◆ **DATASET CONTENT**:

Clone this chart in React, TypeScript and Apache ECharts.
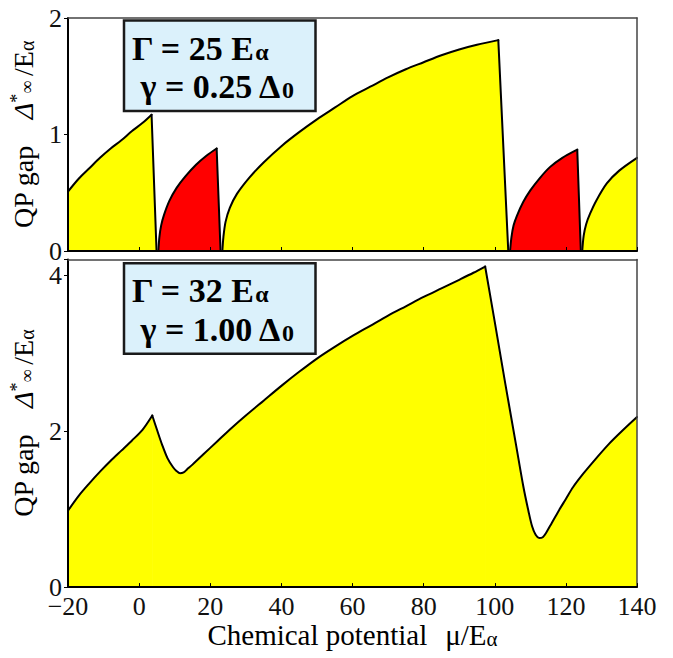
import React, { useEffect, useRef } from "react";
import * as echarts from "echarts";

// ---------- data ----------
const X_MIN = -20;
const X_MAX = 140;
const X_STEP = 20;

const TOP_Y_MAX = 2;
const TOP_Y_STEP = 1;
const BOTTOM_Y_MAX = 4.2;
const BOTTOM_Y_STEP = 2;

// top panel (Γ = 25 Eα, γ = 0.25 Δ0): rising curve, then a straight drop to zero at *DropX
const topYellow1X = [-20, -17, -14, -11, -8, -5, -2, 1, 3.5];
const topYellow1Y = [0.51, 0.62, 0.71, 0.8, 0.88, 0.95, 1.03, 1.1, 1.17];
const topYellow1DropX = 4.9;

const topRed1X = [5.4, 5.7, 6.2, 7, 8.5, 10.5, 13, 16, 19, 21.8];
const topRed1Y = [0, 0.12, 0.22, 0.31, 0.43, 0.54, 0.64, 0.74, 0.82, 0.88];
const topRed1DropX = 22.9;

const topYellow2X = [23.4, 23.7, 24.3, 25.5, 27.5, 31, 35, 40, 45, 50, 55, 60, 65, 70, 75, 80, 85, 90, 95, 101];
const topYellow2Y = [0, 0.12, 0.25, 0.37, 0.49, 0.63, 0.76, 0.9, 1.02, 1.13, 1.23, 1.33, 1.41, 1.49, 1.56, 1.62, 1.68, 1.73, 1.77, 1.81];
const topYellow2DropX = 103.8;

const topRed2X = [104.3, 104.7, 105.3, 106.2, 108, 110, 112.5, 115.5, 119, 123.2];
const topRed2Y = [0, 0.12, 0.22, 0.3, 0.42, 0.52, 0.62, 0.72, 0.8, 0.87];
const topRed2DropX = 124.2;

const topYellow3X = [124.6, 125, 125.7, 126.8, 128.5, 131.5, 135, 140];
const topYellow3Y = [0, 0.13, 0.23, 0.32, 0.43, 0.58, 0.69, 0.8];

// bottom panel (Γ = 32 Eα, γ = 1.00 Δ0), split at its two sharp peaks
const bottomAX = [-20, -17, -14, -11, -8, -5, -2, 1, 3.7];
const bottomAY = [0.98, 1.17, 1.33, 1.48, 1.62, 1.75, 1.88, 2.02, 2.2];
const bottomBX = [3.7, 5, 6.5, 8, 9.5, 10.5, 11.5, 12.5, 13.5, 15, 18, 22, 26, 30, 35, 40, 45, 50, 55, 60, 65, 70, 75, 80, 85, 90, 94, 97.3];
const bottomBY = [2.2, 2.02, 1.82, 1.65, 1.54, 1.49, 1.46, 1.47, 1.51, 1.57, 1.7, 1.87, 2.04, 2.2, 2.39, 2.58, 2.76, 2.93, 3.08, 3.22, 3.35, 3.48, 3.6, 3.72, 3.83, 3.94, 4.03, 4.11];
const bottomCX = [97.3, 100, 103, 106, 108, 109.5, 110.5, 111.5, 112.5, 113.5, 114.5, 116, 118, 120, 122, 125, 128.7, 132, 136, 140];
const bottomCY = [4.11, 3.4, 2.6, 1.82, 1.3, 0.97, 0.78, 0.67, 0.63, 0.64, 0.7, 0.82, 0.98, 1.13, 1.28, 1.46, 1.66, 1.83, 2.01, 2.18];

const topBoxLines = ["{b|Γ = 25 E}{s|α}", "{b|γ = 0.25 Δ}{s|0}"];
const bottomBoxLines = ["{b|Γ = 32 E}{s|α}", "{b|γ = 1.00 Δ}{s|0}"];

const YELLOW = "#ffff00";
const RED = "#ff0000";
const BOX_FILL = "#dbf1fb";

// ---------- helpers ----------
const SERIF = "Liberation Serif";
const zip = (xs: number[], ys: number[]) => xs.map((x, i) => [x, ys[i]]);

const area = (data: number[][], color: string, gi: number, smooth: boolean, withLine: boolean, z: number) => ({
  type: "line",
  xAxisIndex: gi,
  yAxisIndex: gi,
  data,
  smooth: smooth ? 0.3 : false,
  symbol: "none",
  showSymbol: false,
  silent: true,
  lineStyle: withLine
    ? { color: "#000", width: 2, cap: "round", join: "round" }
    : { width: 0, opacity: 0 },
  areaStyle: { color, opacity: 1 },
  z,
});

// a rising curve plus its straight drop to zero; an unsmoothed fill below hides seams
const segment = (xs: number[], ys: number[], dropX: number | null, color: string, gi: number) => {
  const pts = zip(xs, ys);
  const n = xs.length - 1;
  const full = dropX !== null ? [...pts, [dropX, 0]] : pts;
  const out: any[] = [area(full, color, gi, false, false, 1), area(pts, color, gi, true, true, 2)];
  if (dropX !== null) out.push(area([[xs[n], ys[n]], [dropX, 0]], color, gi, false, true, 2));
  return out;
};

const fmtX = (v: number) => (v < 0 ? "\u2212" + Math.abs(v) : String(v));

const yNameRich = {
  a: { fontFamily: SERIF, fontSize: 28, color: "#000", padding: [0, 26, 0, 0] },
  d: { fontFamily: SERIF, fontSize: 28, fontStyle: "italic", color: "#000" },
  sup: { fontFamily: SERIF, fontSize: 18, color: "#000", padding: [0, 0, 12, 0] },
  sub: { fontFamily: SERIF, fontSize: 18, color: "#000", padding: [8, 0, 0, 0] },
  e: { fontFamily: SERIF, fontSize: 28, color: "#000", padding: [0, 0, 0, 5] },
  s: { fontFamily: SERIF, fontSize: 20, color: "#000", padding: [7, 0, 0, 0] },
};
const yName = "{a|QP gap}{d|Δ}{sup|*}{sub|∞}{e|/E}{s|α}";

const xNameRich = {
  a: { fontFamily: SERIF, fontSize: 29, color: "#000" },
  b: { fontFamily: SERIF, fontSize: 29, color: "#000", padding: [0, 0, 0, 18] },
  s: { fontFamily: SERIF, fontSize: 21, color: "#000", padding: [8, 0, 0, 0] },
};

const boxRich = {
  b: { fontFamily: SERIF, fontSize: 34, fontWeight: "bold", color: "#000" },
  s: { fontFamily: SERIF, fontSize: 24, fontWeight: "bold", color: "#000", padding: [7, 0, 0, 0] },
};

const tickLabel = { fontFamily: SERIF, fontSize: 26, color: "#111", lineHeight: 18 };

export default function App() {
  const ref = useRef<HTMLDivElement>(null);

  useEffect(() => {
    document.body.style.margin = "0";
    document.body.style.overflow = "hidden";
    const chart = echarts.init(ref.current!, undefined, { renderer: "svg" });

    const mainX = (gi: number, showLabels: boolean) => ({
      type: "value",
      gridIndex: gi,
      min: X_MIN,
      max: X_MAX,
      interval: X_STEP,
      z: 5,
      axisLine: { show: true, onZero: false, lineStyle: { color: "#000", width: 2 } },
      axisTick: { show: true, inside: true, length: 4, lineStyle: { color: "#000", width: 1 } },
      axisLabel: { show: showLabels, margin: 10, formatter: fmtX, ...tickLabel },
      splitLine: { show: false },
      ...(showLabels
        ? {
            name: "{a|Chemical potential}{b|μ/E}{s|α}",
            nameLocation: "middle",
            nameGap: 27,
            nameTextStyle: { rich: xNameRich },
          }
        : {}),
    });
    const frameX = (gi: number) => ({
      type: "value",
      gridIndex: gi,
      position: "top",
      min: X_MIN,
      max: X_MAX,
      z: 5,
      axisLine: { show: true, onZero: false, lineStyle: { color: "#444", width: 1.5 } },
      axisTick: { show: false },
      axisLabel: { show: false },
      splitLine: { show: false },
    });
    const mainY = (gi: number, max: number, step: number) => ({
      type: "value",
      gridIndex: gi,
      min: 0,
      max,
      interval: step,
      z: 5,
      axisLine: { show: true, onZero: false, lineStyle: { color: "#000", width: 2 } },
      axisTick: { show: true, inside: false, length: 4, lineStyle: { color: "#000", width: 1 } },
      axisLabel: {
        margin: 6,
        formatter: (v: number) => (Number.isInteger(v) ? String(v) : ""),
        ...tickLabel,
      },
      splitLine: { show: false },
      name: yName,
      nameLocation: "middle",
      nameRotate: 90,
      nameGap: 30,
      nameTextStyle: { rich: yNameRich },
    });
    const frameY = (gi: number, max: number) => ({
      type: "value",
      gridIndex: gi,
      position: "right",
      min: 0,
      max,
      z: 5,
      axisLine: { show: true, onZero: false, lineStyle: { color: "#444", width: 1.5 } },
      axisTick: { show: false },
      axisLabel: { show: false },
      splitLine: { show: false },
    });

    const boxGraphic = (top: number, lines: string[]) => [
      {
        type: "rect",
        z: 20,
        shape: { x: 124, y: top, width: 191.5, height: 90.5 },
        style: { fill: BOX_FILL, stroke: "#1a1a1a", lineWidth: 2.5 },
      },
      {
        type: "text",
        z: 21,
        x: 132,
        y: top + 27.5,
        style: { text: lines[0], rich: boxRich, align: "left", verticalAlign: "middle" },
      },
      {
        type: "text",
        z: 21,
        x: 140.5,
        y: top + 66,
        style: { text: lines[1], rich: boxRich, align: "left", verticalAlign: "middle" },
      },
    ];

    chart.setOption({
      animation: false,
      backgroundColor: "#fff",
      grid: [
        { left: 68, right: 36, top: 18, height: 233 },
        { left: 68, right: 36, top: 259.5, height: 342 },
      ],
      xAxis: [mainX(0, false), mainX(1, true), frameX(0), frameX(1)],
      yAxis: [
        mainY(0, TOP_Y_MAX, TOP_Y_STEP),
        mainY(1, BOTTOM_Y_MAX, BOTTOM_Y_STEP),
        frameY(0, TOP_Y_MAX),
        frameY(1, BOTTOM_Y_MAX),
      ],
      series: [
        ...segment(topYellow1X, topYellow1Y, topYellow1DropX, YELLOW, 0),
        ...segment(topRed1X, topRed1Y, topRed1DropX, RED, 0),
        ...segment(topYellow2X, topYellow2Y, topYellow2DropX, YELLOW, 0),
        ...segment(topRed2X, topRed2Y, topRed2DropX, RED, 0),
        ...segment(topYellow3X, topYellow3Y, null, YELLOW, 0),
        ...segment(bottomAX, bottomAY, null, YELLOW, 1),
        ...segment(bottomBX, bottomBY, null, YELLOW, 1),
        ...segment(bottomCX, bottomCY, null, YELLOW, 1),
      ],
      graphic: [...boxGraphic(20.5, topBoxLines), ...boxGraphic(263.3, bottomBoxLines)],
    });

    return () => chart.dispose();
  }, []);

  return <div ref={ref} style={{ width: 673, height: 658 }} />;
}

◆ **WORK REQUIRED**: From the top of the listing above, repeat each line exactly until you reach the line containing "const BOTTOM_Y_STEP = 2;", and repeat that one too. Leave the pictures out.

◆ **RESPONSE**:
Clone this chart in React, TypeScript and Apache ECharts.
import React, { useEffect, useRef } from "react";
import * as echarts from "echarts";

// ---------- data ----------
const X_MIN = -20;
const X_MAX = 140;
const X_STEP = 20;

const TOP_Y_MAX = 2;
const TOP_Y_STEP = 1;
const BOTTOM_Y_MAX = 4.2;
const BOTTOM_Y_STEP = 2;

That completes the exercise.